UK recycling company’s recycling scheme raises £920 for Lincolnshire charity.
A cheque for £920 ($1,426/€1,161) was presented to Lincolnshire Integrated Voluntary Emergency Services (LIVES) by The Recycling Factory after the company spent a year raising money for the charity through the recycling of inkjet and toner cartridges, as well as other electronic devices such as mobile phones and digital cameras.
LIVES provides vital life-saving pre-hospital treatment for patients and is run by voluntary qualified health professionals as well as LIVES trained members of the public. The charity has been established for over 35 years, with 161 responder units currently across Lincolnshire and 21 fire and rescue co-responder units.
As it costs almost £1 million ($1.5 million/€1.2 million) annually to keep LIVES going, The Recycling Factory decided to partner with the charity, which helps to save around 200 lives per year.

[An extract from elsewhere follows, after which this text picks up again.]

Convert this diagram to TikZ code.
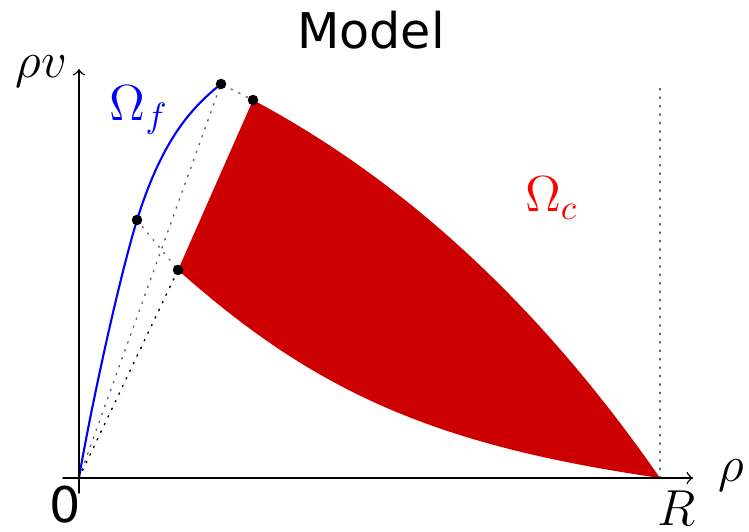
\documentclass[tikz,border=0pt]{standalone}
\usepackage{fontspec}
\setmainfont{DejaVu Sans}
\begin{document}
\begin{tikzpicture}[font=\fontsize{14pt}{17pt}\selectfont, line join=round, line cap=round, >=to,
	dot/.style={circle, fill=black, inner sep=0pt, minimum size=1.05mm},
	guide/.style={dotted, thin, black!60}]
		\useasboundingbox (-0.79,-0.53) rectangle (6.70,4.78);
		\coordinate (O) at (0,0);
		\coordinate (R) at (5.81,0);
		\coordinate (Rt) at (5.81,3.93);
		\coordinate (xs) at (-0.16,0);
		\coordinate (xe) at (6.14,0);
		\coordinate (ys) at (0,-0.15);
		\coordinate (ye) at (0,4.09);
		\coordinate (A) at (1.42,3.94);
		\coordinate (B) at (1.74,3.78);
		\coordinate (C) at (0.58,2.58);
		\coordinate (D) at (0.99,2.08);
		% congested region
		\fill[red!80!black] (D) -- (B) .. controls (3.28,2.96) and (4.63,1.70) .. (R)
			.. controls (3.61,0.32) and (2.39,0.83) .. (D) -- cycle;
		% guide lines
		\draw[guide] (O) -- (A) -- (B);
		\draw[guide, black] (O) -- (D);
		\draw[guide] (C) -- (D);
		\draw[guide] (R) -- (Rt);
		% free flow branch
		\draw[blue, semithick] (O) .. controls (0.1,0.6) and (0.38,1.92) .. (C)
			.. controls (0.83,3.38) and (1.12,3.70) .. (A);
		% axes
		\draw[->] (xs) -- (xe);
		\draw[->] (ys) -- (ye);
		\foreach \p in {A,B,C,D} \node[dot] (d\p) at (\p) {};
		\node (xl) at (6.52,0.02) {$\rho$};
		\node (yl) at (-0.375,4.065) {$\rho v$};
		\node (zero) at (-0.14,-0.27) {0};
		\node (rl) at (5.98,-0.305) {$R$};
		\node[blue] (of) at (0.60,3.68) {$\Omega_f$};
		\node[red] (oc) at (4.725,2.795) {$\Omega_c$};
		\node (title) at (2.92,4.475) {Model};
	\end{tikzpicture}
\end{document}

Donna Wingfield, Business Development Manager for The Recycing Factory commented: “We are thrilled to work in partnership with LIVES and help to raise funds for such a worthy charity which operates on our doorstep. The £920 raised so far this year, exceeds the total amount raised during 2011 by fifty per cent and demonstrates how well the LIVES supporters have embraced the recycling scheme”.

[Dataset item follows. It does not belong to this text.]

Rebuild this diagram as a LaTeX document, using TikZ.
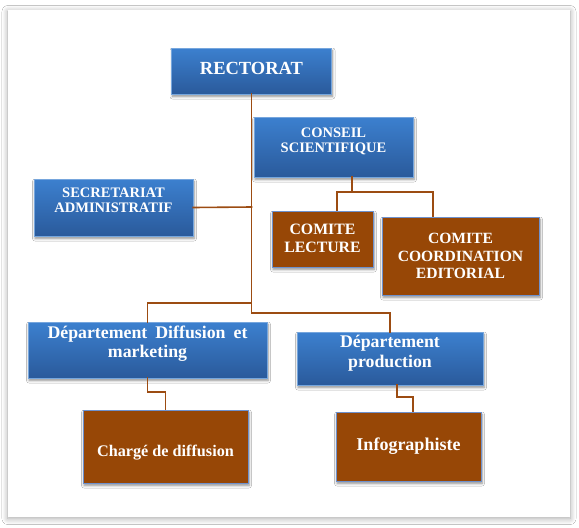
\documentclass[tikz,border=0pt]{standalone}
\usepackage{fontspec}
\setmainfont{Liberation Serif}
\usetikzlibrary{shadows.blur}
\definecolor{bluetop}{RGB}{60,128,207}
\definecolor{bluebot}{RGB}{42,90,155}
\definecolor{brownbox}{RGB}{151,71,6}
\definecolor{linkcol}{RGB}{156,76,18}
\definecolor{brownedge}{RGB}{110,145,205}
\begin{document}
\begin{tikzpicture}[x=1pt,y=-1pt,
  boxshadow/.style={blur shadow={shadow xshift=1pt,shadow yshift=-2.5pt,shadow blur radius=2.5pt,shadow blur steps=6,shadow opacity=45}},
  bluebox/.style={top color=bluetop,bottom color=bluebot,draw=bluetop!70!white,line width=0.4pt,inner sep=0pt,boxshadow},
  brownbox/.style={fill=brownbox,draw=brownedge,line width=0.7pt,inner sep=0pt,boxshadow},
  txt/.style={text=white,font=\bfseries,align=center,inner sep=0pt},
  link/.style={draw=linkcol,line width=1.6pt,line cap=rect}]
\useasboundingbox (0,0) rectangle (579,528);
\fill[white] (0,0) rectangle (579,528);
% page frame with shadow
\path[fill=white,blur shadow={shadow xshift=0pt,shadow yshift=-1.5pt,shadow blur radius=6pt,shadow blur steps=10,shadow opacity=35}] (8,10) rectangle (570,517);

% boxes
\node[bluebox,minimum width=160pt,minimum height=46pt] (rect) at (251.5,71) {};
\node[bluebox,minimum width=159pt,minimum height=60pt] (conseil) at (333.5,147) {};
\node[bluebox,minimum width=159pt,minimum height=57pt] (secr) at (113.5,207.5) {};
\node[brownbox,minimum width=101pt,minimum height=56pt] (lecture) at (322.5,239) {};
\node[brownbox,minimum width=157pt,minimum height=78pt] (coord) at (460.5,256) {};
\node[bluebox,minimum width=239pt,minimum height=56pt] (diff) at (147.5,350) {};
\node[bluebox,minimum width=186pt,minimum height=53pt] (prod) at (390,358.5) {};
\node[brownbox,minimum width=165pt,minimum height=73pt] (charge) at (165.5,446.5) {};
\node[brownbox,minimum width=145pt,minimum height=69pt] (info) at (408.5,446.5) {};

% texts
\node[txt,font=\bfseries\fontsize{18.5}{20}\selectfont] (trect) at ([yshift=3pt]rect.center) {RECTORAT};
\node[txt,font=\bfseries\fontsize{14.5}{15.5}\selectfont] (tconseil) at ([yshift=5.5pt]conseil.center) {CONSEIL\\SCIENTIFIQUE};
\node[txt,font=\bfseries\fontsize{14.5}{15.5}\selectfont] (tsecr) at ([yshift=7pt]secr.center) {SECRETARIAT\\ADMINISTRATIF};
\node[txt,font=\bfseries\fontsize{15.8}{18}\selectfont] (tlecture) at ([yshift=1pt]lecture.center) {COMITE\\LECTURE};
\node[txt,font=\bfseries\fontsize{15.6}{17.5}\selectfont] (tcoord) at (coord.center) {COMITE\\COORDINATION\\EDITORIAL};
\node[txt,font=\bfseries\fontsize{17.8}{19}\selectfont] (tdiff) at ([yshift=6pt]diff.center) {\hbox to 200pt{Département\hfil\ Diffusion\hfil\ et}\\marketing};
\node[txt,font=\bfseries\fontsize{17.8}{20}\selectfont] (tprod) at ([yshift=5.5pt]prod.center) {Département\\production};
\node[txt,font=\bfseries\fontsize{16.2}{18}\selectfont] (tcharge) at ([yshift=-6.5pt]charge.center) {Chargé de diffusion};
\node[txt,font=\bfseries\fontsize{18}{20}\selectfont] (tinfo) at ([yshift=0pt]info.center) {Infographiste};

% junction coordinates
\coordinate (jsecr) at (251.5,207);
\coordinate (jdiff) at (251.5,303);
\coordinate (jprod) at (251.5,313);
\coordinate (cs) at (352,177);
\coordinate (cbar) at (352,192);
\coordinate (cl) at (337,192);
\coordinate (cr) at (433,192);
\coordinate (db) at (147.5,392);
\coordinate (pb) at (397,397);

% connectors
\draw[link] (rect.south) -- (jprod) -| (prod.north);
\draw[link] (jdiff) -| (diff.north);
\draw[link] (secr.east) -- (jsecr);
\draw[link] (cs) -- (cbar);
\draw[link] (cl |- lecture.north) |- (cr) -- (cr |- coord.north);
\draw[link] (diff.south) -- (db) -| (charge.north);
\draw[link] (pb |- prod.south) -- (pb) -| ([xshift=4.5pt]info.north);
\end{tikzpicture}
\end{document}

The company’s recycling scheme saw LIVES receiving a donation for each cartridge or electronic device that was able to be recycled.

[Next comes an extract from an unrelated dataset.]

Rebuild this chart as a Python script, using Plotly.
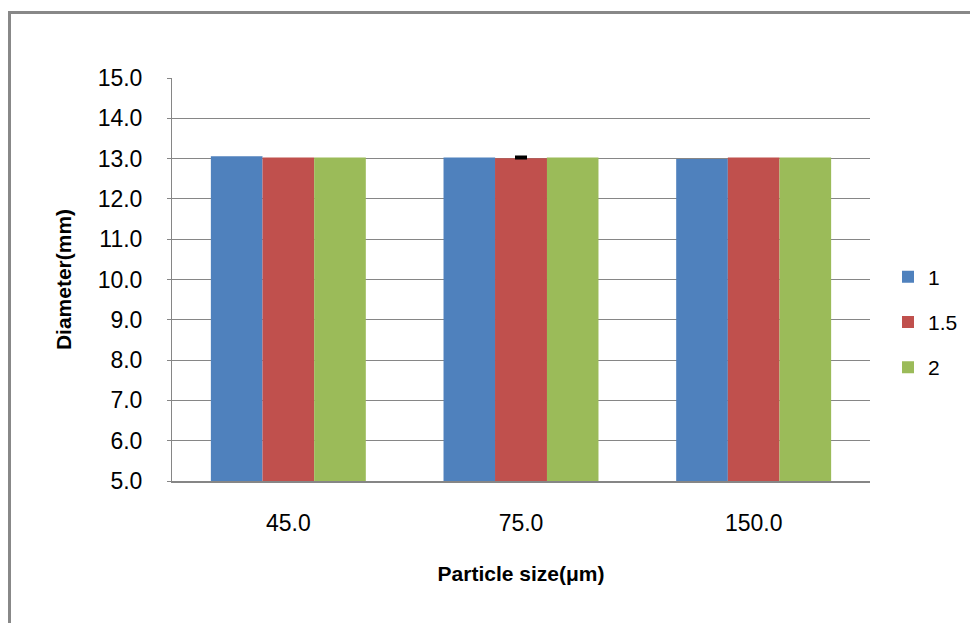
import plotly.graph_objects as go

categories = ["45.0", "75.0", "150.0"]
series_names = ["1", "1.5", "2"]
values_1 = [13.06, 13.03, 12.99]
values_15 = [13.03, 13.00, 13.03]
values_2 = [13.03, 13.03, 13.03]
err_category = ["75.0"]
err_value = [13.00]
err_plus = [0.05]
err_minus = [0.0]
y_ticks = [5, 6, 7, 8, 9, 10, 11, 12, 13, 14, 15]
y_ticklabels = [f"{v:.1f}" for v in y_ticks]

colors = ["#4F81BD", "#C0504D", "#9BBB59"]
W, H = 970, 623
L, R, T, B = 172, 870, 78, 481

fig = go.Figure()
fig.add_trace(go.Bar(x=categories, y=values_1, name=series_names[0], offsetgroup="a",
                     marker=dict(color=colors[0], line=dict(width=0)), legendgroup="a"))
fig.add_trace(go.Bar(x=categories, y=values_15, name=series_names[1], offsetgroup="b",
                     marker=dict(color=colors[1], line=dict(width=0)), legendgroup="b"))
fig.add_trace(go.Bar(x=categories, y=values_2, name=series_names[2], offsetgroup="c",
                     marker=dict(color=colors[2], line=dict(width=0)), legendgroup="c"))
# error bar for the 1.5 series at 75.0 (overlaid on the same bar slot)
fig.add_trace(go.Bar(x=err_category, y=err_value, offsetgroup="b", showlegend=False,
                     legendgroup="b", hoverinfo="skip",
                     marker=dict(color=colors[1], line=dict(width=0)),
                     error_y=dict(type="data", symmetric=False, array=err_plus,
                                  arrayminus=err_minus, color="black",
                                  thickness=2, width=6)))

def px_x(px):
    return (px - L) / (R - L)

def px_y(py):
    return (B - py) / (B - T)

border = "#888888"
shapes = [
    dict(type="line", xref="paper", yref="paper", x0=px_x(9.5), x1=px_x(9.5),
         y0=px_y(11), y1=px_y(640), line=dict(color=border, width=3)),
    dict(type="line", xref="paper", yref="paper", x0=px_x(8), x1=px_x(990),
         y0=px_y(12.5), y1=px_y(12.5), line=dict(color=border, width=3)),
]

font_family = "Liberation Sans, Arial, sans-serif"
fig.update_layout(
    width=W, height=H,
    margin=dict(l=L, r=W - R, t=T, b=H - B, pad=0),
    paper_bgcolor="white", plot_bgcolor="white",
    barmode="group", bargap=0.334, bargroupgap=0,
    font=dict(family=font_family, color="black"),
    shapes=shapes,
    showlegend=True,
    legend=dict(xref="container", yref="container",
                x=888 / W, y=(H - 322) / H, xanchor="left", yanchor="middle",
                font=dict(size=21, family=font_family, color="black"),
                traceorder="grouped", tracegroupgap=15,
                bgcolor="rgba(0,0,0,0)", itemwidth=30),
    xaxis=dict(
        showgrid=False, showline=True, linecolor="#868686", linewidth=2,
        ticks="", tickfont=dict(size=23, family=font_family),
        ticklabelstandoff=20,
        title=dict(text="<b>Particle size(μm)</b>", font=dict(size=21, family=font_family),
                   standoff=32),
    ),
    yaxis=dict(
        range=[5, 15], tickvals=y_ticks, ticktext=y_ticklabels,
        showgrid=True, gridcolor="#868686", gridwidth=1,
        showline=True, linecolor="#868686", linewidth=1,
        ticks="outside", ticklen=4, tickcolor="#868686",
        tickfont=dict(size=23, family=font_family),
        ticklabelstandoff=20,
        zeroline=False,
        title=dict(text="<b>Diameter(mm)</b>", font=dict(size=21, family=font_family),
                   standoff=20),
    ),
)

fig.write_html("out.html", config={"displayModeBar": False},
               post_script="document.body.style.margin='0';")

The Recycling Factory have raised money for a number of charities, and since October have donated to the British Heart Foundation, Mencap, Royal National Lifeboat Institute (RNLI), and National Society for the Prevention of Cruelty to Children (NSPCC). It also raised over £350,000 ($542,000/€442,000) for the Royal Society for the Prevention of Cruelty to Animals (RSPCA) over a six year period between 2005 and 2011.